А потом вечером пешеходную улицу Кирова перегородила некая самопальная рок-группа, и на весь город загремело пение на «богомерзком английском языке» (как выразилась об «инглише» одна сербская монахиня).

Нет, это бывает, что люди, выросшие в городе, перестают чувствовать его дух, его красоту… Им хочется чего-то совсем иного… Вот и начинают натягивать на коня джинсы… (Хотел сказать «на корову седло», но для Ярославля подберу более изящное сравнение.)

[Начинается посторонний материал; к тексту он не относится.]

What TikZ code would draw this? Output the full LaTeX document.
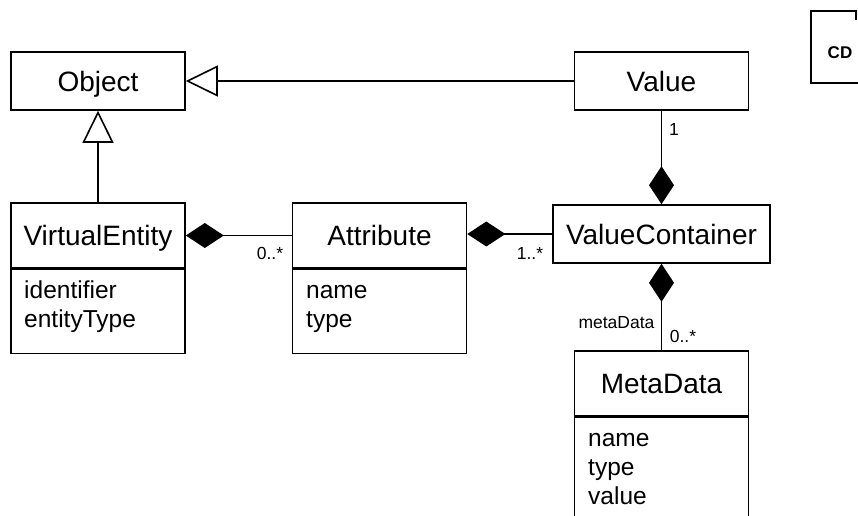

Но куда хуже неуместной музыки меня неприятно поразила скульптура у вновь отстроенного Успенского собора. Она называется «Троица». Представьте себе: три фигуры, чьи позы более или менее точно повторяют позы рублёвских ангелов… Но они без нимбов! Нет нимбов… Нигде нет креста, который бы хоть как-то напоминал зрителям о христианстве… Позвольте, но у «ангелов» даже крыльев нет! Да кто же тут изображён? Зачем это — и возле православного храма? Проходящие мимо туристы развлекаются вовсю: пытаются попасть монеткой в чашу, снимаются в обнимку с «ангелами»… Нет, тяжёлое впечатление производит эта скульптура. Надеюсь, что она недолго будет «украшать» славный город.

Поцелуй на прощание

И хватит о грустном. Уже спеша на вокзал, мы решили заглянуть в Успенский собор. Службы как будто не было, жена встала за свечами в лавку, а я пошёл разглядывать иконы. Вдруг под высокими сводами собора раздалось слаженное пение. В первый момент я решил, что это запись, но потом увидел, что в левом приделе священник служит службу перед раскрытым мощевиком, и небольшая группа прихожан столпилась вокруг него. Вдруг все встали на колени, священник начал читать молитву. Я понял, что они молятся свв.благоверным князьям Феодору, Давиду и Константину — первым святым Ярославля, его небесным покровителям. Мы с женой тоже преклонили колени, а потом вместе со всеми приложились к открытым мощам. Очертания трёх голов — князя-отца и двух его сыновей — явственно проступали сквозь покров. Невозможно было отделаться от ощущения, что мы целуем спящих…

Мы ведь не собирались заходить в собор, но всё-таки зашли — и именно в тот момент, когда мощи были открыты. Ярославль не отпустил нас без прощального поцелуя.